Recipes

At the Cathedral, there is a lot of joy in sharing a meal together.  We've been collecting recipes for you.



Soft Cheeses
Did you know you can make your own soft cheeses and yogurt at home?  Cassie Lewis led the Simpler Living group in a workshop to learn how to do it.

Ricotta
  • 1 quart whole or 2% milk
  • ¼ cup vinegar 
  • Salt 
Pour the milk into a large pot, and heat it to 190-195 degrees F (just under boiling, or until steam and small bubbles form along edges of pot). Add the vinegar and stir. The curds will separate. Ladle the curds into a cheesecloth-lined colander, and set aside to drain over a catch bowl. When the curds have cooled a few minutes, tie the corners of the cloth into a ball, wrap the ends around a wooden spoon, and rest the spoon over the catch bowl or the edges of your sink, allowing the curds to drain. After a few hours the cheese should stop draining, at which time you can salt to taste. Place in an airtight container and refrigerate. Ricotta keeps for 5 days in the fridge.

Cream Cheese
  • 4 cups NON-ultra pasteurized half & half 
  • 1 cup NON-ultra pasteurized heavy cream 
  • 2 tbsp buttermilk 
  • 1 tsp salt 
Heat the creams to 90 degrees F (or until hot), then stir in the buttermilk and pour the mixture into a sanitized mixing bowl (use glass or a non-reactive metal). Cover the bowl with plastic wrap. Wrap a few kitchen towels snugly around the bowl. Place the bowl in a warm area, and let it sit for 24 hours. After 24 hours the cream mixture should have the consistency of yogurt and should not move when the bowl is leaned on its side. If it still has some movement, the cultures need more time to develop, so let it sit for 6-12 hours more. Once you have a firm mixture, pour it into your cheesecloth-lined colander with a catch bowl underneath. Allow it to drain for 15 minutes, then fold the cheese cloth over the cheese to continue straining. Cover it with plastic, and place in the fridge for as long as 12-14 hours. Stir in salt.

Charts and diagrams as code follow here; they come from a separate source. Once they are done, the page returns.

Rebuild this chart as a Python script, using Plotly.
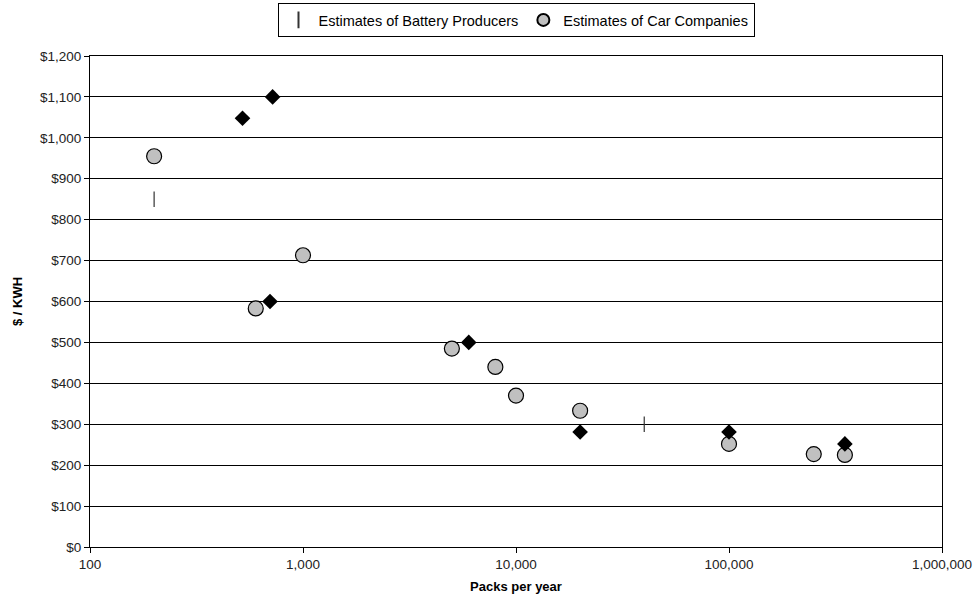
import plotly.graph_objects as go

# Estimates of Battery Producers (vertical-line markers)
battery_x = [200, 40000]
battery_y = [850, 300]

# Estimates of Car Companies (grey circles)
car_x = [200, 600, 1000, 5000, 8000, 10000, 20000, 100000, 250000, 350000]
car_y = [955, 583, 713, 485, 440, 370, 333, 252, 227, 225]

# Third series (black diamonds, not shown in legend)
other_x = [520, 720, 700, 6000, 20000, 100000, 350000]
other_y = [1048, 1100, 600, 500, 281, 281, 252]

x_tickvals = [100, 1000, 10000, 100000, 1000000]
x_ticktext = ["100", "1,000", "10,000", "100,000", "1,000,000"]

fig = go.Figure()
fig.add_trace(go.Scatter(
    x=battery_x, y=battery_y, mode="markers", name="Estimates of Battery Producers",
    marker=dict(symbol="line-ns", size=11, color="black", line=dict(width=1.2, color="#333333")),
))
fig.add_trace(go.Scatter(
    x=car_x, y=car_y, mode="markers", name="Estimates of Car Companies",
    marker=dict(symbol="circle", size=15, color="#c0c0c0", line=dict(width=1.2, color="black")),
))
fig.add_trace(go.Scatter(
    x=other_x, y=other_y, mode="markers", name="Other estimates", showlegend=False,
    marker=dict(symbol="diamond", size=12, color="black", line=dict(width=0)),
))

fig.update_layout(
    width=974, height=602,
    margin=dict(l=90, r=32, t=56, b=55, autoexpand=False),
    paper_bgcolor="white", plot_bgcolor="white",
    font=dict(family="Liberation Sans, Arial, sans-serif", size=13.5, color="#222222"),
    showlegend=True,
    legend=dict(
        orientation="h", x=0.5, xanchor="center", xref="paper",
        y=1.0 - 3 / 602, yanchor="top", yref="container",
        bordercolor="black", borderwidth=1, bgcolor="white",
        font=dict(size=14.5, color="black"), itemsizing="constant",
        tracegroupgap=0,
    ),
    xaxis=dict(
        type="log", range=[2, 6], tickvals=x_tickvals, ticktext=x_ticktext,
        showgrid=False, showline=True, linecolor="black", linewidth=1, mirror=True,
        ticks="outside", ticklen=5, tickcolor="black", zeroline=False, automargin=False,
        title=dict(text="<b>Packs per year</b>", font=dict(size=13, color="black"), standoff=10),
    ),
    yaxis=dict(
        range=[0, 1200], dtick=100, tickprefix="$", tickformat=",",
        showgrid=True, gridcolor="black", gridwidth=1,
        showline=True, linecolor="black", linewidth=1, mirror=True,
        ticks="outside", ticklen=5, tickcolor="black", zeroline=False, automargin=False,
        title=dict(text="<b>$ / KWH</b>", font=dict(size=13, color="black"), standoff=14),
    ),
)

fig.write_html("out.html")
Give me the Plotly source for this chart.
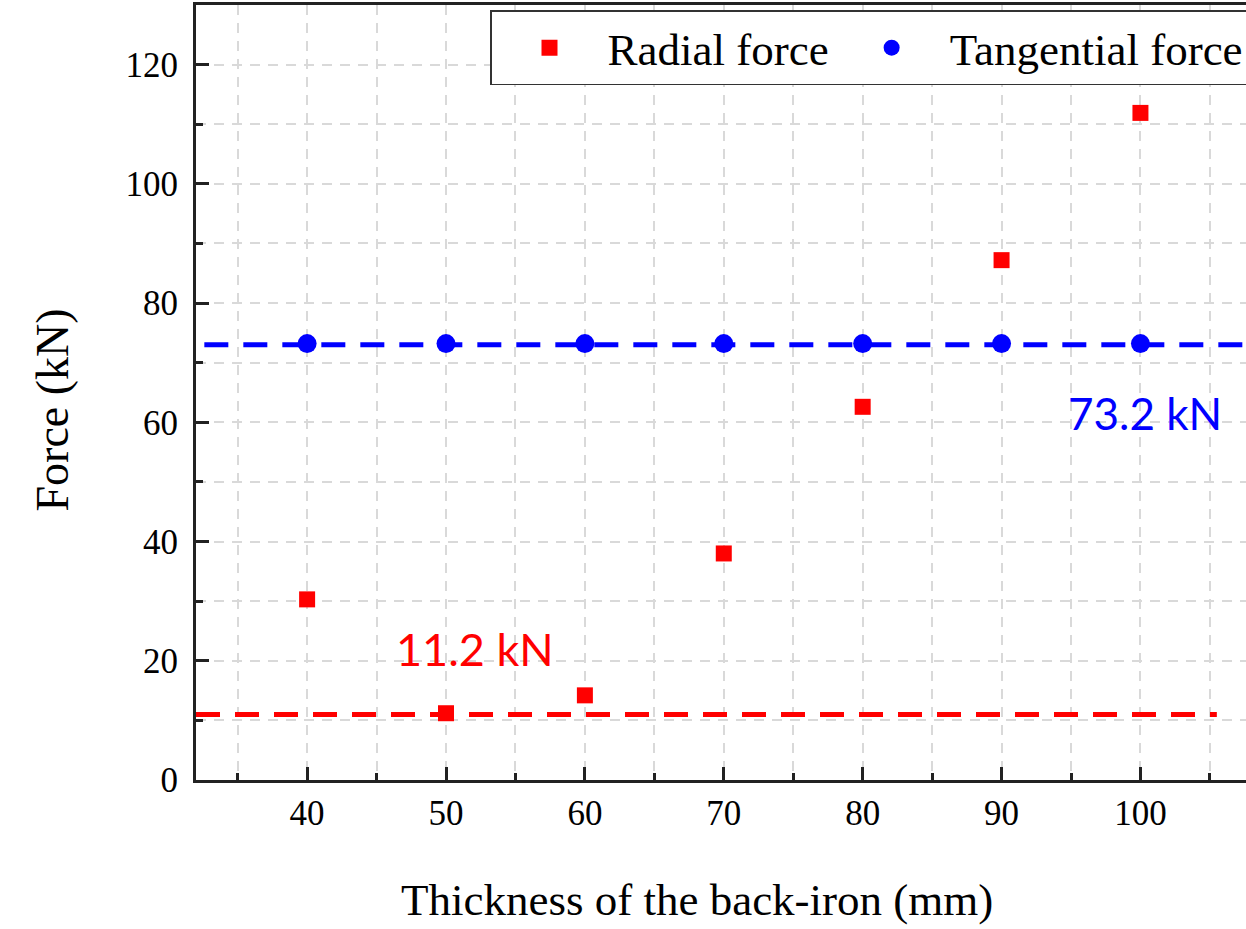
import plotly.graph_objects as go

thickness = [40, 50, 60, 70, 80, 90, 100]
radial_force = [30.3, 11.2, 14.2, 38.0, 62.6, 87.2, 111.9]
tangential_force = [73.2, 73.2, 73.2, 73.2, 73.2, 73.2, 73.2]
radial_min = 11.0
tangential_level = 73.0
radial_label = "11.2 kN"
tangential_label = "73.2 kN"
x_title = "Thickness of the back-iron (mm)"
y_title = "Force (kN)"

serif = "Times New Roman, Liberation Serif, serif"
sans = "Lato, Open Sans, sans-serif"

fig = go.Figure()

fig.add_trace(go.Scatter(x=[32, 105.5], y=[radial_min, radial_min], mode="lines",
                         line=dict(color="#ff0000", width=5, dash="24px,15px"),
                         showlegend=False, hoverinfo="skip"))
fig.add_trace(go.Scatter(x=[32.6, 108], y=[tangential_level, tangential_level], mode="lines",
                         line=dict(color="#0000ff", width=5, dash="24px,15px"),
                         showlegend=False, hoverinfo="skip"))

fig.add_trace(go.Scatter(x=thickness, y=radial_force, mode="markers", name="Radial force",
                         marker=dict(symbol="square", size=16, color="#ff0000")))
fig.add_trace(go.Scatter(x=thickness, y=tangential_force, mode="markers", name="Tangential force",
                         marker=dict(symbol="circle", size=19, color="#0000ff")))

fig.add_annotation(x=52.1, y=22, text=radial_label, showarrow=False,
                   font=dict(family=sans, size=45, color="#ff0000"))
fig.add_annotation(x=100.3, y=61.5, text=tangential_label, showarrow=False,
                   font=dict(family=sans, size=44, color="#0000ff"))
fig.add_annotation(xref="paper", yref="paper", x=0.477, y=-0.155, text=x_title,
                   showarrow=False, xanchor="center", yanchor="middle",
                   font=dict(family=serif, size=45, color="black"))
fig.add_annotation(xref="paper", yref="paper", x=-0.137, y=0.477, text=y_title,
                   showarrow=False, xanchor="center", yanchor="middle", textangle=-90,
                   font=dict(family=serif, size=46, color="black"))

fig.update_layout(
    width=1246, height=929,
    margin=dict(l=196, r=0, t=5, b=149, autoexpand=False),
    paper_bgcolor="white", plot_bgcolor="white",
    font=dict(family=serif, size=34, color="black"),
    showlegend=True,
    legend=dict(orientation="h", x=0.28, xanchor="left", y=0.993, yanchor="top",
                bordercolor="#333333", borderwidth=1.5, bgcolor="white",
                font=dict(family=serif, size=45, color="black"),
                itemsizing="trace", itemwidth=106, tracegroupgap=0),
)

fig.update_xaxes(
    range=[32, 107.6], tickvals=thickness, ticktext=[str(v) for v in thickness],
    showline=True, linecolor="#222222", linewidth=3, mirror=True,
    ticks="inside", ticklen=13, tickwidth=2.5, tickcolor="#222222",
    tickfont=dict(family=serif, size=35, color="black"), ticklabelstandoff=0,
    showgrid=True, gridcolor="#d9d9d9", griddash="10px,8px", gridwidth=1.5,
    minor=dict(dtick=5, tick0=35, ticks="inside", ticklen=7, tickwidth=2.5, tickcolor="#222222",
               showgrid=True, gridcolor="#d9d9d9", griddash="10px,8px", gridwidth=1.5),
    zeroline=False,
)
fig.update_yaxes(
    range=[0, 130], tickvals=[0, 20, 40, 60, 80, 100, 120],
    showline=True, linecolor="#222222", linewidth=3, mirror=False,
    ticks="inside", ticklen=13, tickwidth=2.5, tickcolor="#222222",
    tickfont=dict(family=serif, size=35, color="black"), ticklabelstandoff=8,
    showgrid=True, gridcolor="#d9d9d9", griddash="10px,8px", gridwidth=1.5,
    minor=dict(dtick=10, tick0=10, ticks="inside", ticklen=7, tickwidth=2.5, tickcolor="#222222",
               showgrid=True, gridcolor="#d9d9d9", griddash="10px,8px", gridwidth=1.5),
    zeroline=False,
)

fig.write_html("out.html", config={"displayModeBar": False},
               post_script="document.body.style.margin='0';")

Fromage Blanc (aka Farmer’s Cheese!) 
  • 1 quart of whole or 2% milk 
  • 1 cup buttermilk 
  • 2 tsp of vinegar (any type) or lemon juice 
  • ¾ tsp salt 
Follow the same instructions for Ricotta.  

Yogurt
  • 1 quart of whole, 2%, or soy milk 
  • 2 tbsp of yogurt that’s already made, or some “yogurt starter” according to package instructions 
Pour the milk into a large pot, and heat it to 190-195 degrees F (just under boiling, or until steam and small bubbles form along edges of pot). Add the starter yogurt and stir. Pour into sanitized jars and place (without lids) in yogurt maker, OR cover with cheese cloth or thin kitchen towel or napkin and place in a warm spot with a towel around them for 6-12 hours (longer time makes thicker yogurt). Place lids on jars and refrigerate.  

Variations: Can use coconut milk, or nut milk (made by blending equal parts water and nuts). Can use the coconut milk in place of the water when making nut milk. Harder nuts require pre-soaking for several hours.

Labneh (Middle Eastern Yogurt Cheese)
 Follow instructions for yogurt above. After yogurt has developed for 6-12 hours, pour into a cheesecloth-lined colander over a catch bowl. Tie the corners of the cloth into a ball, wrap the ends around a wooden spoon, and rest the spoon over the catch bowl or the edges of your sink, allowing it to drain for 8-12 hours. When finished, use as a sweet or savory spread, adding salt and herbs or use with honey, cinnamon, and dried fruit.